Beliau menegaskan, meskipun ayat ini berbicara tentang kepemimpinan laki-laki dalam rumah tangga, namun perlu digarisbawahi bahwa urusan rumah tangga merupakan komunitas terkecil yang ada dalam kehidupan manusia, lebih kecil dari urusan salat jamaah, apalagi masalah masyarakat ataupun bahkan kenegaraan. Sehingga kalau dalam hal yang kecil saja seorang perempuan tidak diperbolehkan untuk menjadi pemimpin, maka dalam persoalan yang lebih besar seperti kemasyarakatan dan kenegaraan tentu perempuan lebih tidak diperbolehkan lagi untuk menjadi pemimpin.

Selain itu Kyai Ali juga memahami bahwa kendati ayat tersebut secara tegas tidak menyebutkan larangan bagi perempuan untuk menjadi pemimpin -karena ayat tersebut berbentuk kalimat berita (khabr), bukan larangan (insya’)-, namun sejatinya ia adalah kalimat perintah/insya’, yaitu perintah untuk kaum laki-laki untuk menjadi pemimpin, pelindung, dan pengayom bagi perempuan sekaligus larangan terhadap perempuan untuk menjadi pemimpin bagi kaum laki-laki. Demikian menurut salah satu kaedah dalam Ilmu Usul Fikih.

Selain ayat di atas sebenarnya ada dalil lain yang digunakan oleh sekelompok ulama untuk melarang perempuan menjadi imam bagi laki-laki, yaitu sebuah hadis yang diriwayatkan oleh Imam Ibn Mājah yang artinya, “ingatlah, jangan sekali-kali ada wanita menjadi imam salat untuk laki-laki”. Namun sayang, Imam Busyairi dalam kitabnya Zawāid Ibn Mājah ‘ālā al-Kutub al-Khamsah menyebutkan bahwa hadis di atas bernilai dha’if (lemah), karena di dalam sanadnya terdapat dua orang perawi yang lemah periwayatannya, yaitu Ali ibn Zaid ibn Ju’dan dan Abdullāh ibn Muhammad al-‘Adawi.

Secara teoritis hadis tersebut tidak bisa dijadikan sebagai landasan untuk melarang perempuan menjadi imam bagi laki-laki, akan tetapi karena makna dari hadis ini diterima dan diamalkan oleh mayoritas ulama dari masa ke-masa –semenjak masa Rasulullah sendiri hingga sekarang- maka hadis tersebut tetap bisa dijadikan sebagai acuan pelarangan di atas.
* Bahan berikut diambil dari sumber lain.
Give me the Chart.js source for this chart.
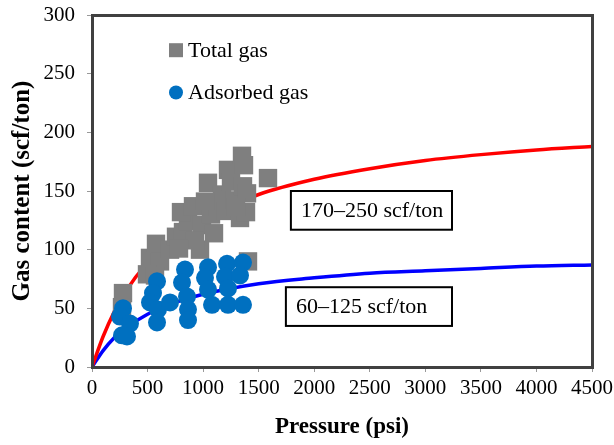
<!DOCTYPE html>
<html>
<head>
<meta charset="utf-8">
<script src="https://cdn.jsdelivr.net/npm/chart.js@4/dist/chart.umd.min.js"></script>
<style>
  html, body { margin: 0; padding: 0; background: #fff; }
  #wrap { width: 614px; height: 445px; }
</style>
</head>
<body>
<div id="wrap"><canvas id="graficoGas" width="614" height="445"></canvas></div>
<script>
// total gas (squares), pressure in psi and content in scf/ton
const totalPressao = [279, 270, 522, 576, 612, 495, 567, 702, 756, 819, 864, 801, 909, 990, 972, 1044, 1071, 1134, 1098, 1170, 1224, 1251, 1206, 1287, 1350, 1368, 1359, 1395, 1332, 1386, 1584, 1404, 1296, 927, 783, 1017];
const totalGas = [63, 51, 93, 105, 90, 79, 78, 100, 111, 115, 124, 132, 137, 121, 100, 157, 130, 136, 114, 147, 168, 158, 133, 142, 180, 172, 154, 148, 127, 132, 161, 90, 136, 108, 101, 141];

// adsorbed gas (circles)
const adsPressao = [279, 252, 342, 270, 315, 585, 549, 522, 594, 585, 702, 837, 810, 855, 864, 864, 1044, 1017, 1044, 1080, 1215, 1197, 1224, 1224, 1359, 1332, 1359];
const adsGas = [50, 43, 37, 27, 26, 73, 63, 55, 49, 38, 55, 83, 72, 60, 49, 40, 85, 76, 66, 53, 88, 77, 67, 53, 89, 78, 53];

// fitted curves
const curvaPressao = [0, 100, 200, 300, 500, 750, 1000, 1500, 2000, 2500, 3000, 3500, 4000, 4500];
const curvaTotal = [0, 26, 47, 64, 89, 111, 126, 147, 160, 169, 176, 181, 185, 188];
const curvaAdsorvido = [0, 14, 25, 33, 45, 55, 62, 71, 76, 80, 82, 84, 86, 87];

const legendaNomes = ['Total gas', 'Adsorbed gas'];
const caixaTextos = ['170\u2013250 scf/ton', '60\u2013125 scf/ton'];

const xTicks = [0, 500, 1000, 1500, 2000, 2500, 3000, 3500, 4000, 4500];
const yTicks = [0, 50, 100, 150, 200, 250, 300];

const serif = '"Liberation Serif", "Times New Roman", serif';

const juntar = (xs, ys) => xs.map((x, i) => ({ x: x, y: ys[i] }));

const pluginExtras = {
    id: 'extras',
    afterDraw(chart) {
        const ctx = chart.ctx;
        const a = chart.chartArea;
        const sx = chart.scales.x, sy = chart.scales.y;
        ctx.save();

        // legend inside the plot
        ctx.font = '22px ' + serif;
        ctx.textBaseline = 'middle';
        let lx = sx.getPixelForValue(756), ly = sy.getPixelForValue(270);
        ctx.fillStyle = '#7f7f7f';
        ctx.fillRect(lx - 7, ly - 7, 14, 14);
        ctx.fillStyle = '#000';
        ctx.fillText(legendaNomes[0], lx + 12, ly + 1);
        ly = sy.getPixelForValue(234);
        ctx.fillStyle = '#0070c0';
        ctx.beginPath();
        ctx.arc(lx, ly, 7, 0, Math.PI * 2);
        ctx.fill();
        ctx.fillStyle = '#000';
        ctx.fillText(legendaNomes[1], lx + 12, ly + 1);

        // annotation boxes
        const caixas = [
            { x0: 1790, x1: 3240, y0: 150, y1: 117, t: caixaTextos[0], tx: 1880 },
            { x0: 1745, x1: 3240, y0: 68, y1: 35, t: caixaTextos[1], tx: 1835 }
        ];
        ctx.lineWidth = 2;
        ctx.strokeStyle = '#000';
        caixas.forEach(c => {
            const px0 = sx.getPixelForValue(c.x0), px1 = sx.getPixelForValue(c.x1);
            const py0 = sy.getPixelForValue(c.y0), py1 = sy.getPixelForValue(c.y1);
            ctx.fillStyle = '#fff';
            ctx.fillRect(px0, py0, px1 - px0, py1 - py0);
            ctx.strokeRect(px0, py0, px1 - px0, py1 - py0);
            ctx.fillStyle = '#000';
            ctx.fillText(c.t, sx.getPixelForValue(c.tx), (py0 + py1) / 2 + 1);
        });

        // dark frame round the plot
        const l = Math.round(a.left), t = Math.round(a.top);
        const r = Math.round(a.right), b = Math.round(a.bottom);
        ctx.fillStyle = '#404040';
        ctx.fillRect(l - 1, t - 1, r - l + 3, 3);
        ctx.fillRect(l - 1, b - 1, r - l + 3, 3);
        ctx.fillRect(l - 1, t - 1, 3, b - t + 3);
        ctx.fillRect(r - 1, t - 1, 3, b - t + 3);
        ctx.restore();
    }
};

new Chart(document.getElementById('graficoGas'), {
    type: 'scatter',
    data: {
        datasets: [
            {
                label: legendaNomes[1],
                data: juntar(adsPressao, adsGas),
                pointStyle: 'circle',
                pointRadius: 9,
                backgroundColor: '#0070c0',
                borderWidth: 0
            },
            {
                label: legendaNomes[0],
                data: juntar(totalPressao, totalGas),
                pointStyle: 'rect',
                pointRadius: 13,
                backgroundColor: '#7f7f7f',
                borderWidth: 0
            },
            {
                label: 'Total fit',
                type: 'line',
                data: juntar(curvaPressao, curvaTotal),
                borderColor: '#ff0000',
                borderWidth: 3.5,
                pointRadius: 0,
                cubicInterpolationMode: 'monotone',
                fill: false
            },
            {
                label: 'Adsorbed fit',
                type: 'line',
                data: juntar(curvaPressao, curvaAdsorvido),
                borderColor: '#0000ff',
                borderWidth: 3.5,
                pointRadius: 0,
                cubicInterpolationMode: 'monotone',
                fill: false
            }
        ]
    },
    options: {
        responsive: false,
        animation: false,
        devicePixelRatio: 1,
        layout: { padding: { top: 15, right: 22, left: 4, bottom: 0 } },
        scales: {
            x: {
                type: 'linear', min: 0, max: 4500,
                afterBuildTicks: s => { s.ticks = xTicks.map(v => ({ value: v })); },
                afterFit: s => { s.height = 78; s.paddingLeft = 0; s.paddingRight = 0; },
                grid: { drawOnChartArea: false, tickLength: 5, color: '#999' },
                border: { display: false },
                ticks: { color: '#000', padding: 4, maxRotation: 0, font: { family: serif, size: 21 }, callback: v => String(v) },
                title: { display: true, text: 'Pressure (psi)', color: '#000', padding: { top: 6 }, font: { family: serif, size: 23, weight: 'bold' } }
            },
            y: {
                type: 'linear', min: 0, max: 300,
                afterBuildTicks: s => { s.ticks = yTicks.map(v => ({ value: v })); },
                afterFit: s => { s.width = 88; s.paddingTop = 0; s.paddingBottom = 0; },
                grid: { drawOnChartArea: false, tickLength: 5, color: '#999' },
                border: { display: false },
                ticks: { color: '#000', padding: 12, font: { family: serif, size: 21 }, callback: v => String(v) },
                title: { display: true, text: 'Gas content (scf/ton)', color: '#000', padding: { bottom: 0 }, font: { family: serif, size: 25, weight: 'bold' } }
            }
        },
        plugins: {
            legend: { display: false },
            tooltip: { enabled: false }
        }
    },
    plugins: [pluginExtras]
});
</script>
</body>
</html>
Hal inilah yang disebut dalam Ilmu Hadis sebagai Khabr al-Ahad al-Maqbūl al-Muhtaffi bi al-Qarāin (hadis yang diterima karena faktor-faktor eksternal).

Syekh Ismāil al-Anshāri pernah menyebutkan bahwa hadis yang substansinya telah diterima dan diamalkan oleh para ulama, tidak perlu diteliti lagi sanadnya. Dalam arti kata hadis tersebut dhā’if secara lafadz namun sahih secara makna. Hadis yang seperti ini juga sering dikutip oleh Imam al-Tirmidzī dalam kitab Sunan-nya, sebagaimana yang dijelaskan oleh Sayyid Muhammad dalam bukunya Tahqīq al-Āmāl fī Mā Yanfa’u al-Mayyit min al-A’māl. Alasan inilah yang kemudian mendorong Imam Ibn Qudāmah tetap mencantumkan hadis di atas sebagai salah satu dalil yang melarang perempuan menjadi imam salat dalam kitabnya al-Mughnī.

Sementara itu Imam al-Syāfi’i tidak menggunakan hadis tersebut dalam al-‘Umm-nya disebabkan semata-mata hanya karena status hadis itu yang bernilai dhā’if, meskipun sebenarnya beliau setuju dan menerima maknanyaBeliau pernah menyebutkan bahwa idzā shahha al-hadīs fa huwa madzhabī (apabila sebuah hadis itu sahih maka itu adalah mazhabku). Itulah beberapa alasan ulama dari berbagai mazhab yang ada, konsisten dengan pendapat terlarangnya perempuan menjadi imam salat untuk laki-laki. Walaupun sebagian aktifis gender kontemporer ada yang mengkritik dan menyebutnya sebagai hadis yang berbau misoginis.